══ Material provided

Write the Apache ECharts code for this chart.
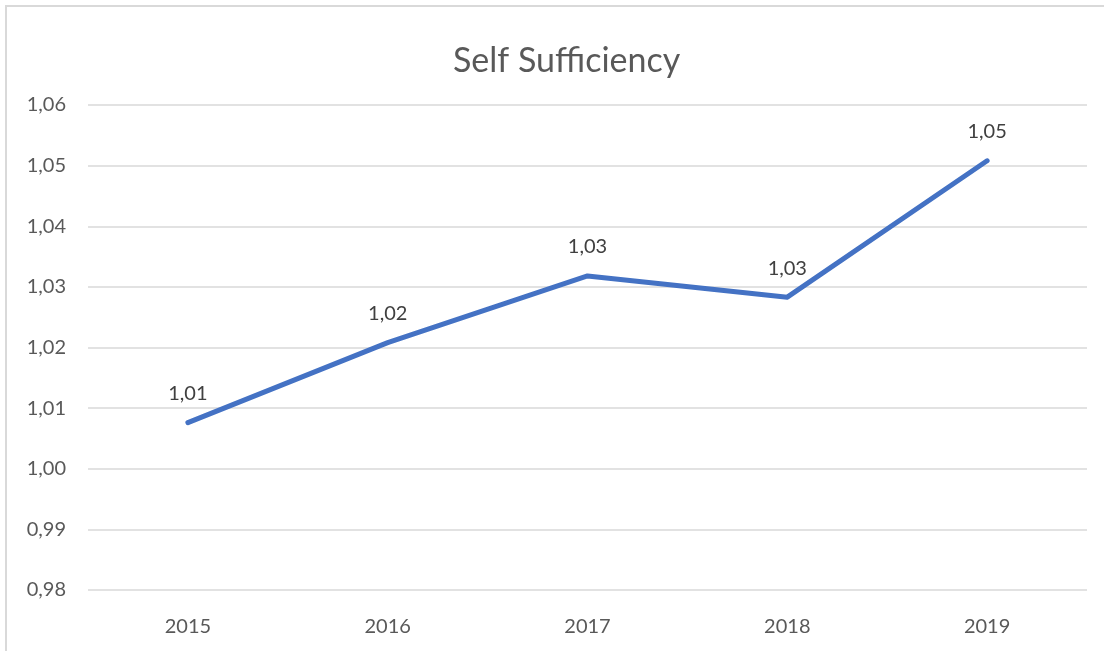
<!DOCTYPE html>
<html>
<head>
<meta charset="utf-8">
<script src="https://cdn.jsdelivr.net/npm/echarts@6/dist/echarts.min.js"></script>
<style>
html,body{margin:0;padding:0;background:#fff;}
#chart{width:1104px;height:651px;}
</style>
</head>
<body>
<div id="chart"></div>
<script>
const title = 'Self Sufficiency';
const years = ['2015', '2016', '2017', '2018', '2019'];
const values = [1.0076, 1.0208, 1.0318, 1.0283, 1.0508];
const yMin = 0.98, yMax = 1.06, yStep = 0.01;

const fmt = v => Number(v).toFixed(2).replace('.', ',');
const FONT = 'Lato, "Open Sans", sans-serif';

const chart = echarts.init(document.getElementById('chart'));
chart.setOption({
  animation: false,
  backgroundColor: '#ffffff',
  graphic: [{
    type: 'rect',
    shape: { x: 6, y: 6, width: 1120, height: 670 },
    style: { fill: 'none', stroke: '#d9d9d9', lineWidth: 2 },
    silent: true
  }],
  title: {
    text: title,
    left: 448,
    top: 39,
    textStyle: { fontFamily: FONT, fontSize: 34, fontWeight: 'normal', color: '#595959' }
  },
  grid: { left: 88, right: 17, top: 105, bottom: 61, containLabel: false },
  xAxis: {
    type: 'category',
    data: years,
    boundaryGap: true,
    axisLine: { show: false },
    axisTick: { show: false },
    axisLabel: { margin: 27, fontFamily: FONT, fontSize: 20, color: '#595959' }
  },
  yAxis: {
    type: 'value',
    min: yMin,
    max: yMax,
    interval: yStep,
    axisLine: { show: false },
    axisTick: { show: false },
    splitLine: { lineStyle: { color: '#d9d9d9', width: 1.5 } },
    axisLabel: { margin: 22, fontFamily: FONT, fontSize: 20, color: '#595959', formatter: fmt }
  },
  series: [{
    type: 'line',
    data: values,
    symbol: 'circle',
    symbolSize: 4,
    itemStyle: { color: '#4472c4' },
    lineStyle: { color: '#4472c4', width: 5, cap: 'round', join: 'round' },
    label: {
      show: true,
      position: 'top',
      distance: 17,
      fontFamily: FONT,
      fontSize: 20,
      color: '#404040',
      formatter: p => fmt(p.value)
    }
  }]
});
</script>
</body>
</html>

════

» Problem requirements:
Exclude the images, then output the data above word for word.

» Answer below:
Write the Apache ECharts code for this chart.
<!DOCTYPE html>
<html>
<head>
<meta charset="utf-8">
<script src="https://cdn.jsdelivr.net/npm/echarts@6/dist/echarts.min.js"></script>
<style>
html,body{margin:0;padding:0;background:#fff;}
#chart{width:1104px;height:651px;}
</style>
</head>
<body>
<div id="chart"></div>
<script>
const title = 'Self Sufficiency';
const years = ['2015', '2016', '2017', '2018', '2019'];
const values = [1.0076, 1.0208, 1.0318, 1.0283, 1.0508];
const yMin = 0.98, yMax = 1.06, yStep = 0.01;

const fmt = v => Number(v).toFixed(2).replace('.', ',');
const FONT = 'Lato, "Open Sans", sans-serif';

const chart = echarts.init(document.getElementById('chart'));
chart.setOption({
  animation: false,
  backgroundColor: '#ffffff',
  graphic: [{
    type: 'rect',
    shape: { x: 6, y: 6, width: 1120, height: 670 },
    style: { fill: 'none', stroke: '#d9d9d9', lineWidth: 2 },
    silent: true
  }],
  title: {
    text: title,
    left: 448,
    top: 39,
    textStyle: { fontFamily: FONT, fontSize: 34, fontWeight: 'normal', color: '#595959' }
  },
  grid: { left: 88, right: 17, top: 105, bottom: 61, containLabel: false },
  xAxis: {
    type: 'category',
    data: years,
    boundaryGap: true,
    axisLine: { show: false },
    axisTick: { show: false },
    axisLabel: { margin: 27, fontFamily: FONT, fontSize: 20, color: '#595959' }
  },
  yAxis: {
    type: 'value',
    min: yMin,
    max: yMax,
    interval: yStep,
    axisLine: { show: false },
    axisTick: { show: false },
    splitLine: { lineStyle: { color: '#d9d9d9', width: 1.5 } },
    axisLabel: { margin: 22, fontFamily: FONT, fontSize: 20, color: '#595959', formatter: fmt }
  },
  series: [{
    type: 'line',
    data: values,
    symbol: 'circle',
    symbolSize: 4,
    itemStyle: { color: '#4472c4' },
    lineStyle: { color: '#4472c4', width: 5, cap: 'round', join: 'round' },
    label: {
      show: true,
      position: 'top',
      distance: 17,
      fontFamily: FONT,
      fontSize: 20,
      color: '#404040',
      formatter: p => fmt(p.value)
    }
  }]
});
</script>
</body>
</html>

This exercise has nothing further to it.